Brad, Kent & Ben struggle to get the boulders "fine tuned".

Guesthouse Rafters

The guesthouse is a bedroom and bath, plus between the bedroom and the bath, there will be a wide hallway lined with bookshelves. We call this hallway our library. The north end of the hallway dead ends at a window seat, with the other end running onto the bridge that connects the guest wing to the main living wing.

Brad on the top


Brad, Ben and Kent put up plywood.


New Year Reflections

Our lot early on...

What a journey we've been on since we first decided to sell our home on Saratoga Road and purchase a lot in Langley. Numerous reasons drove our decision -- living in town to have walkable or bike able services; being on a reliable bus route; leaving a too-busy road; finding a sunnier location for growing our food and heating our home with solar; opening up the possibility of giving up our automobile; having more neighbors; and, in general, wanting to walk our talk. The walk-our-talk was living smaller and more sustainably -- closer to the earth. Being green! How could we live a life less harsh on the earth? How could we shop locally, eat locally, and although we've shrugged off much of the speed and need of this modern consuming life, could we shrug off even more?

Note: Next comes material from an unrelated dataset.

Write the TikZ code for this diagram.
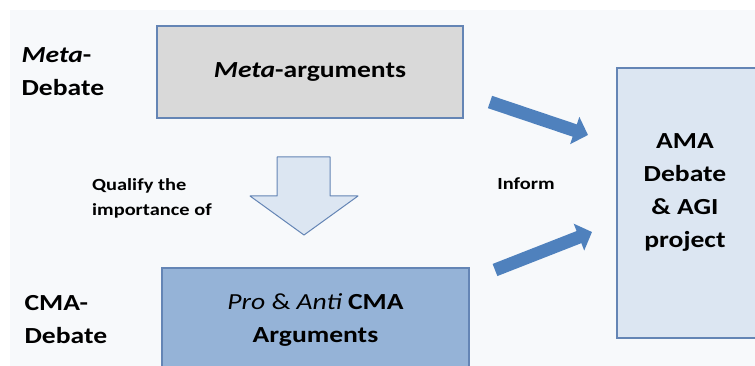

It was with excitement that we found the perfect lot to build on. Great land contours; southern exposure; dead end road; in the city limits; and with all utilities set up for servicing our new home. Bonus: great neighbors.

Next came the design of our home. Naturally our architectually-educated son was our first choice for the design work. He already understood us and our needs and desires plus he has his own personal commitment to building small, efficient, green homes. Then we began the long design process -- a year for us -- to come up with a design that would, we hoped, fit our needs, our site, our budget and our aesthetic desires. We pretty much stayed on the same program throughout the process but the concept, although unchanged, led us down many roads of what about this? or this? or...?

Less efficient, but critical for privacy when living small, was our desire for our living spaces to reside under separate roofs. Also, necessary, in our minds for our life style, was to create lots of outdoor covered space so we could enjoy being outdoors even in the NW's frequent rainy weather. We needed space for hobbies, household building and repair tasks, storage for recreational equipment, two offices, entertaining and gathering spots, guest facilities -- all under 1000 sq. ft.

Naturally budget was a factor, as were escalating prices. Time wasn't necessarily our friend, but neither would moving too quickly. Dissatisfaction with the result was not an option. Finding a balance between moving steadily forward, but not too fast, yet enjoying each day as it unfolded was our challenge. Another challenge was to provide the love and respect between all family members so we all felt heard, important, satisfied and pleased with not only the end product but with our relationships with one another along the way. After all, if the relationships are destroyed what good is a lovely new home.

The Barn

The barn is complete so we're now more than one third of the way finished (more if you count design). The other two buildings are well on their way, with framing of the guesthouse happening this week. As we witness what we're creating we can't help but reflect on the fact that this is no ordinary house. We will need to live differently. Collecting too much stuff is not an option! We've designed so the house can expand or shrink as needed but, naturally the question, despite all our planning, is will the spaces work as hoped? Will each individual space meet the multiple uses we intend? Will the big spaces (that are actually quite small) be big enough to accommodate larger groups? Will the kitchen, unlike any other I've ever seen, function well? The answers will unfold, along with our changing life styles to meet the challenges of this new home.

But, through it all the process remains, with the exception of an occasional meltdown, wonderful. Despite the absence of any desire to build a new home, or create the "dream" home, we've found that engaging in building our own unique living space is exciting. It is further enhanced by the creativity of working with a designer who is able to step outside the typical home design. It will be our pleasure to live in these uniquely special spaces.


The Rake: Bringing Order to the Site

After much raking and gravel moving the north side of the barn is looking quite civilized. This area in the photo is where, for months, we've been risking life and limb crossing a 2x8 bridge over an open utility ditch. The main living building, in the far left hand corner, now has a heat sink full of compacted sand. Plus, the exterior grade coming up on the south and west sides settles the building on the site.

Ed and I spent some time yesterday, New Year's Day 2008, marking out the location of our vegetable garden and cold frame. I've been reading Barbara Kingsolver's book Animal, Vegetable, Miracle, plus Steve Solomon's Gardening When it Counts, both unsettling yet inspiring for growing our own food and eating locally. We'd love to have our site completely without fencing but the deer are thick in this neighborhood so fencing the vegetable garden is a must. We're placing the vegetable garden centrally for the best sun but also for social reasons as it will be close to Fred and Laurie and Judy, for community sharing and visiting. Gates will help to create the garden's communal intent.